Lizzie was exhausted yet buoyant, high on adrenalin pumping around her system. She felt as though every hour of the past six months had been spent in an air-conditioned cell, one hand strapped to a keyboard the other to a telephone, repeatedly given the same instructions day in, day out. But now the holiday was so close she could almost taste the salt in the air, the sangria in the glass, the sheer open freeness of it all.

In the bathroom Max was showering. She could hear him humming old Beach Boys tunes above the sound of cascading water. The door was open and steam slithered out and across the room like a morning mist. A new morning.

Lizzie’s lip hurt slightly from where he’d tugged at it with tongue. But it hurt in a nice way, a way that meant even when he wasn’t there his presence lingered all around her.

The weather played on the television. Cold and grey in London tomorrow. Not where they were going. Where they were going the days were endless, the skies open and wide enough to allow everyone’s hopes and dreams to breathe.

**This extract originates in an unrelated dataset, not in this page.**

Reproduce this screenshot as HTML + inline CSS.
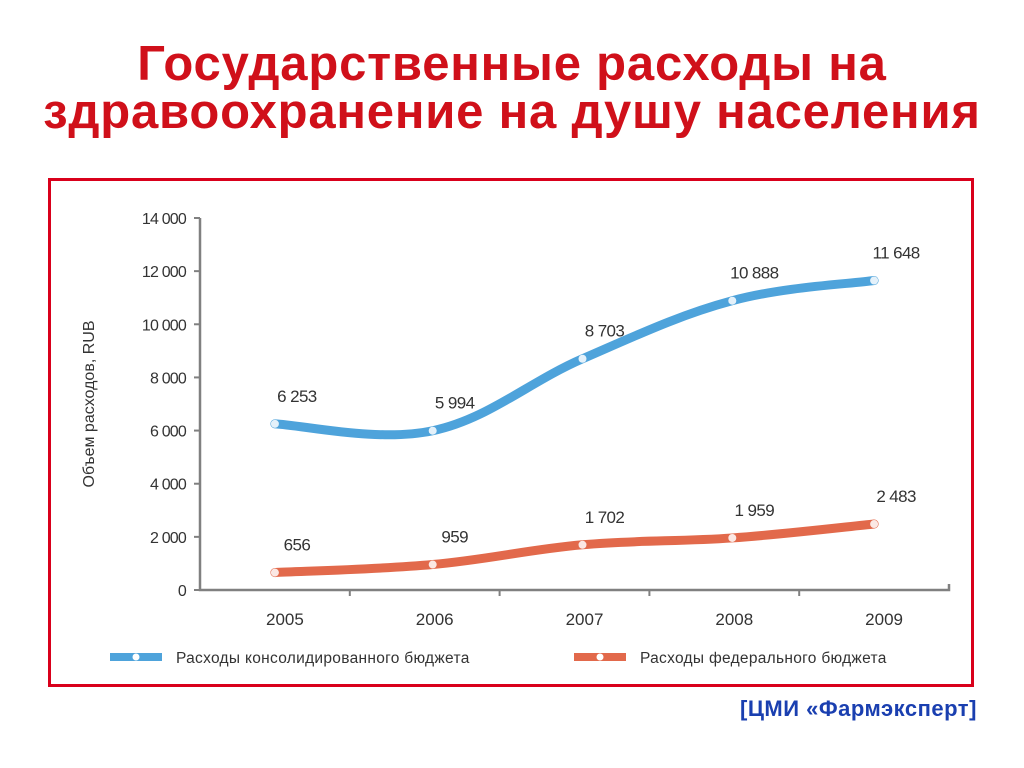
<!DOCTYPE html>
<html><head><meta charset="utf-8"><style>
body{margin:0;width:1024px;height:768px;background:#fff;overflow:hidden;font-family:"Liberation Sans",sans-serif;position:relative}
.title{position:absolute;top:40px;left:0;width:1024px;text-align:center;color:#d0101a;font-weight:bold;font-size:49px;line-height:48px;letter-spacing:0.8px;white-space:nowrap}
.frame{position:absolute;left:48px;top:178px;width:920px;height:503px;border:3px solid #d9001b}
.src{position:absolute;left:740px;top:696px;color:#1a3fb0;font-weight:bold;font-size:22px;letter-spacing:0.5px}
</style></head><body>
<div class="title">Государственные расходы на<br>здравоохранение на душу населения</div>
<div class="frame"></div>
<svg id="chart" width="1024" height="768" style="position:absolute;left:0;top:0"></svg>
<div class="src">[ЦМИ «Фармэксперт]</div>
<script>
const categories=["2005","2006","2007","2008","2009"];
const consolidated=[6253,5994,8703,10888,11648];
const federal=[656,959,1702,1959,2483];
const consolidatedLabels=["6 253","5 994","8 703","10 888","11 648"];
const federalLabels=["656","959","1 702","1 959","2 483"];
const yTicks=[0,2000,4000,6000,8000,10000,12000,14000];
const yTickLabels=["0","2 000","4 000","6 000","8 000","10 000","12 000","14 000"];
const NS="http://www.w3.org/2000/svg";
const svg=document.getElementById('chart');
const x0=200,x1=949,yB=590,yT=218,yMax=14000;
const y=v=>yB-(v/yMax)*(yB-yT);
const band=(x1-x0)/categories.length;
const x=i=>x0+band*(i+0.5);
function el(t,a,p){const e=document.createElementNS(NS,t);for(const k in a)e.setAttribute(k,a[k]);(p||svg).appendChild(e);return e;}
const ax=el('path',{d:`M${x0},${yT} V${yB} H${x1} v-6`,stroke:'#808080','stroke-width':2.5,fill:'none'});


yTicks.forEach((v,i)=>{
 const t=el('line',{x1:x0-6,x2:x0,y1:y(v),y2:y(v),stroke:'#808080','stroke-width':2});
 
 
 const l=el('text',{x:x0-14,y:y(v)+6,'text-anchor':'end','font-size':16,fill:'#333','letter-spacing':'-0.8'});
 l.textContent=yTickLabels[i];
 
 
});
categories.forEach((c,i)=>{
 if(i>0){const t=el('line',{x1:x0+band*i,x2:x0+band*i,y1:yB,y2:yB+6,stroke:'#808080','stroke-width':2});
 
 }
 const l=el('text',{x:x(i)+10,y:yB+35,'text-anchor':'middle','font-size':17,fill:'#333'});
 l.textContent=c;
 
 
});
const yt=el('text',{transform:'translate(94,404) rotate(-90)','text-anchor':'middle','font-size':16,fill:'#333'});
yt.textContent='Объем расходов, RUB';


function smooth(pts){let d=`M${pts[0][0]},${pts[0][1]}`;for(let i=0;i<pts.length-1;i++){const p0=pts[i-1]||pts[i],p1=pts[i],p2=pts[i+1],p3=pts[i+2]||p2;const t=0.18;d+=` C${p1[0]+(p2[0]-p0[0])*t},${p1[1]+(p2[1]-p0[1])*t} ${p2[0]-(p3[0]-p1[0])*t},${p2[1]-(p3[1]-p1[1])*t} ${p2[0]},${p2[1]}`;}return d;}
function series(vals,labels,color,name){
 const pts=vals.map((v,i)=>[x(i)+(i===0||i===4?0:8),y(v)]);
 const p=el('path',{d:smooth(pts),stroke:color,'stroke-width':9,fill:'none','stroke-linecap':'round'});
 
 
 pts.forEach((pt,i)=>{
  const c=el('circle',{cx:pt[0],cy:pt[1],r:4,fill:'#fff',opacity:0.85});
  
  
  const l=el('text',{x:pt[0]+22,y:pt[1]-22,'text-anchor':'middle','font-size':17,fill:'#333','letter-spacing':'-0.6'});
  l.textContent=labels[i];
  
  
 });
}
series(consolidated,consolidatedLabels,'#4ea3db','consolidated');
series(federal,federalLabels,'#e2694b','federal');
function legend(lx,color,text,name){
 const r=el('line',{x1:lx,x2:lx+52,y1:657,y2:657,stroke:color,'stroke-width':8});
 
 
 el('circle',{cx:lx+26,cy:657,r:3.5,fill:'#fff'});
 const t=el('text',{x:lx+66,y:663,'font-size':15.5,fill:'#333','letter-spacing':'0.3'});
 t.textContent=text;
 
 
}
legend(110,'#4ea3db','Расходы консолидированного бюджета','consolidated');
legend(574,'#e2694b','Расходы федерального бюджета','federal');
</script>
</body></html>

Just in that moment something without physical substance cannonballed into her, sending sparkles across her vision. She’d not realised before quite how much she was in love with Max, even after such a short period of time. Something was snarling up in the chest and threatening to smoother her unless she simply accepted the joy it: He was her everything.

She leant across and opened the drawer on his side of the bed.
There, as expected, was a copy of the bible. Lizzie opened the bible at the first page. The first lines of Genesis, the creation of existence, of love even.
Virtually everyone knew these words. They had lasted for thousands of years, passed on from mouth to mouth.

She flipped to the back and using the little pencil atop the room service leather bound menu wrote: ‘Lizzie Sims loves Max Fronnicke.’ Her words would be in good company, encouraged to last as long as those before.